When considering schools, some decisions are straight forward – independent or government, single-sex or co-ed. But some decisions may be overlooked.
Look long term
“You have to remember that secondary school is a journey,” Cathie says. “It might be hard to imagine your daughter as a student in Year 11 or 12 if she is currently 8 years old. It’s important to look at the pathways, subjects and opportunities that will be available to them in their later years. Parents should always look at the long term, not just think that they will figure it out later on once their child is in Year 9.”
Particularly for independent schools, Cathie recommends applying for a place by grade 3 or 4 as secondary school offers are usually sent out during Year 4. “It’s reassuring to have a known pathway ahead,” she says. “However, if you have not yet organised these applications it is still worth investigating your options, or join a waitlist.”

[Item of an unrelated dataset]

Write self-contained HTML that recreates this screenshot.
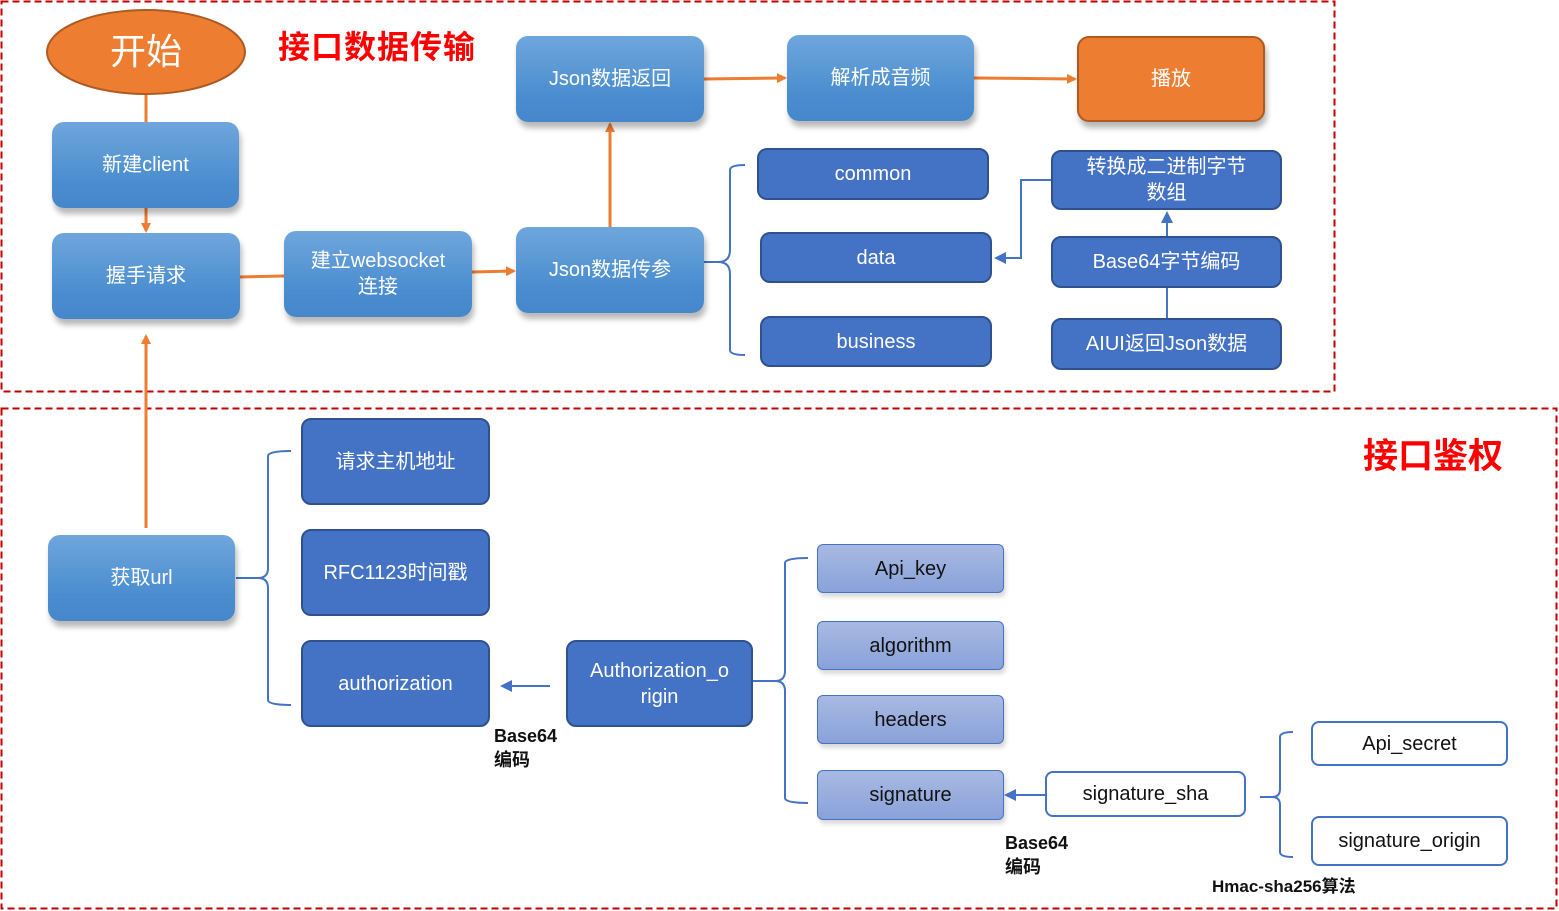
<!DOCTYPE html>
<html><head><meta charset="utf-8"><style>
body{margin:0;width:1559px;height:911px;background:#fff;position:relative;overflow:hidden;font-family:"Liberation Sans","Noto Sans CJK SC",sans-serif;}
.b{position:absolute;box-sizing:border-box;display:flex;align-items:center;justify-content:center;text-align:center;color:#fff;font-size:20px;line-height:26px;}
.g{background:linear-gradient(#6fa6dc,#4a8dcf 70%,#4687cb);border-radius:12px;box-shadow:2px 6px 6px rgba(0,0,0,0.28);}
.d{background:#4472c4;border:2px solid #2f528f;border-radius:10px;}
.l{background:linear-gradient(#a8b9e2,#8aa2da);border:1.5px solid #4472c4;border-radius:6px;color:#111;box-shadow:2px 4px 4px rgba(0,0,0,0.15);}
.w{background:#fff;border:2px solid #4472c4;border-radius:8px;color:#111;}
.t{position:absolute;font-weight:bold;color:#111;font-size:18px;line-height:24px;}
</style></head><body>
<svg width="1559" height="911" style="position:absolute;left:0;top:0">
<defs>
<marker id="ao" markerWidth="10" markerHeight="10" refX="8" refY="5" orient="auto" markerUnits="userSpaceOnUse"><path d="M0,0L10,5L0,10z" fill="#ed7d31"/></marker>
<marker id="ab" markerWidth="12" markerHeight="12" refX="2" refY="6" orient="auto-start-reverse" markerUnits="userSpaceOnUse"><path d="M12,0L0,6L12,12z" fill="#4472c4"/></marker>
<marker id="abe" markerWidth="12" markerHeight="12" refX="10" refY="6" orient="auto" markerUnits="userSpaceOnUse"><path d="M0,0L12,6L0,12z" fill="#4472c4"/></marker>
</defs>
<rect x="1.5" y="1.5" width="1333" height="390" fill="none" stroke="#c00000" stroke-width="2" stroke-dasharray="7,4"/>
<rect x="1.5" y="408.5" width="1555" height="500" fill="none" stroke="#c00000" stroke-width="2" stroke-dasharray="7,4"/>
<g stroke="#ed7d31" stroke-width="3" fill="none">
<line x1="146" y1="95" x2="146" y2="122"/>
<line x1="146" y1="208" x2="146" y2="231" marker-end="url(#ao)"/>
<line x1="240" y1="277" x2="284" y2="276"/>
<line x1="472" y1="272" x2="514" y2="271" marker-end="url(#ao)"/>
<line x1="610" y1="227" x2="610" y2="124" marker-end="url(#ao)"/>
<line x1="704" y1="79" x2="785" y2="78" marker-end="url(#ao)"/>
<line x1="974" y1="78" x2="1075" y2="79" marker-end="url(#ao)"/>
<line x1="146" y1="528" x2="146" y2="336" marker-end="url(#ao)"/>
</g>
<g stroke="#4472c4" stroke-width="2" fill="none">
<path d="M704,262 H718 Q730,262 730,250 V170 Q730,165 745,165"/>
<path d="M718,262 Q730,262 730,274 V350 Q730,355 745,355"/>
<path d="M1051,180 H1021 V258 H996" marker-end="url(#abe)"/>
<line x1="1167" y1="236" x2="1167" y2="213" marker-end="url(#abe)"/>
<line x1="1167" y1="288" x2="1167" y2="318"/>
<path d="M236,578 H258 Q268,578 268,568 V456 Q268,451 291,451"/>
<path d="M258,578 Q268,578 268,588 V700 Q268,705 291,705"/>
<line x1="550" y1="686" x2="502" y2="686" marker-end="url(#abe)"/>
<path d="M753,681 H775 Q785,681 785,671 V563 Q785,558 808,558"/>
<path d="M775,681 Q785,681 785,691 V798 Q785,803 808,803"/>
<line x1="1045" y1="795" x2="1006" y2="795" marker-end="url(#abe)"/>
<path d="M1260,797 H1272 Q1280,797 1280,789 V737 Q1280,732 1293,732"/>
<path d="M1272,797 Q1280,797 1280,805 V852 Q1280,857 1293,857"/>
</g>
<ellipse cx="146" cy="52" rx="99" ry="42" fill="#ed7d31" stroke="#ae5a21" stroke-width="2"/>
</svg>
<div class="b" style="left:47;top:10px;left:47px;width:198px;height:84px;font-size:36px;">开始</div>
<div style="position:absolute;left:278px;top:22px;color:#ff0000;font-weight:bold;font-size:32px;font-family:'Noto Sans CJK SC',sans-serif;letter-spacing:1px;">接口数据传输</div>
<div style="position:absolute;left:1363px;top:428px;color:#ff0000;font-weight:bold;font-size:35px;font-family:'Noto Sans CJK SC',sans-serif;">接口鉴权</div>

<div class="b g" style="left:52px;top:122px;width:187px;height:86px;">新建client</div>
<div class="b g" style="left:52px;top:233px;width:188px;height:86px;">握手请求</div>
<div class="b g" style="left:284px;top:231px;width:188px;height:86px;">建立websocket<br>连接</div>
<div class="b g" style="left:516px;top:227px;width:188px;height:86px;">Json数据传参</div>
<div class="b g" style="left:516px;top:36px;width:188px;height:86px;">Json数据返回</div>
<div class="b g" style="left:787px;top:35px;width:187px;height:86px;">解析成音频</div>
<div class="b" style="left:1077px;top:36px;width:188px;height:86px;background:#ed7d31;border:2px solid #ae5a21;border-radius:12px;box-shadow:2px 6px 6px rgba(0,0,0,0.28);">播放</div>

<div class="b d" style="left:757px;top:148px;width:232px;height:52px;">common</div>
<div class="b d" style="left:760px;top:232px;width:232px;height:51px;">data</div>
<div class="b d" style="left:760px;top:316px;width:232px;height:51px;">business</div>
<div class="b d" style="left:1051px;top:150px;width:231px;height:60px;line-height:26px;">转换成二进制字节<br>数组</div>
<div class="b d" style="left:1051px;top:236px;width:231px;height:52px;">Base64字节编码</div>
<div class="b d" style="left:1051px;top:318px;width:231px;height:52px;">AIUI返回Json数据</div>

<div class="b g" style="left:48px;top:535px;width:187px;height:86px;">获取url</div>
<div class="b d" style="left:301px;top:418px;width:189px;height:87px;">请求主机地址</div>
<div class="b d" style="left:301px;top:529px;width:189px;height:87px;">RFC1123时间戳</div>
<div class="b d" style="left:301px;top:640px;width:189px;height:87px;">authorization</div>
<div class="b d" style="left:566px;top:640px;width:187px;height:87px;">Authorization_o<br>rigin</div>
<div class="t" style="left:494px;top:724px;">Base64<br>编码</div>

<div class="b l" style="left:817px;top:544px;width:187px;height:49px;">Api_key</div>
<div class="b l" style="left:817px;top:621px;width:187px;height:49px;">algorithm</div>
<div class="b l" style="left:817px;top:695px;width:187px;height:49px;">headers</div>
<div class="b l" style="left:817px;top:770px;width:187px;height:50px;">signature</div>
<div class="b w" style="left:1045px;top:771px;width:201px;height:46px;">signature_sha</div>
<div class="b w" style="left:1311px;top:721px;width:197px;height:45px;">Api_secret</div>
<div class="b w" style="left:1311px;top:816px;width:197px;height:50px;">signature_origin</div>
<div class="t" style="left:1005px;top:831px;">Base64<br>编码</div>
<div class="t" style="left:1212px;top:875px;font-size:17px;">Hmac-sha256算法</div>
</body></html>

It’s easy to be dazzled by flashy new buildings or impressive academic scores, but don’t lose sight of how the school will help your daughter to grow as a person, as well as co-curricular opportunities, programs and outdoor education.
It is also important to remember that a shorter geographical distance doesn’t always mean ease of access – for instance, a school further away may be easier to travel to on a direct train line. “Consider public transport routes, as your daughter will want to be independent,” says Cathie.
Bring your daughter along to a school tour so she can familiarise herself with the surroundings, and don’t be afraid to ask questions. While it is important that your daughter is involved in the decision making process, especially in later secondary years, Cathie says choosing a school ultimately needs to be the parents’ decision.
“At this young age, you know your daughter best. You know her strengths and interests and you know where she will thrive,” she says. “Don’t be swayed by what your daughter’s friends are doing or pressure from the schoolyard chatter. Make a decision based on what you know about your daughter and where she will flourish, and don’t be afraid to be different,” says Cathie.
“You’ve done the research, so you have to back yourself as a parent.”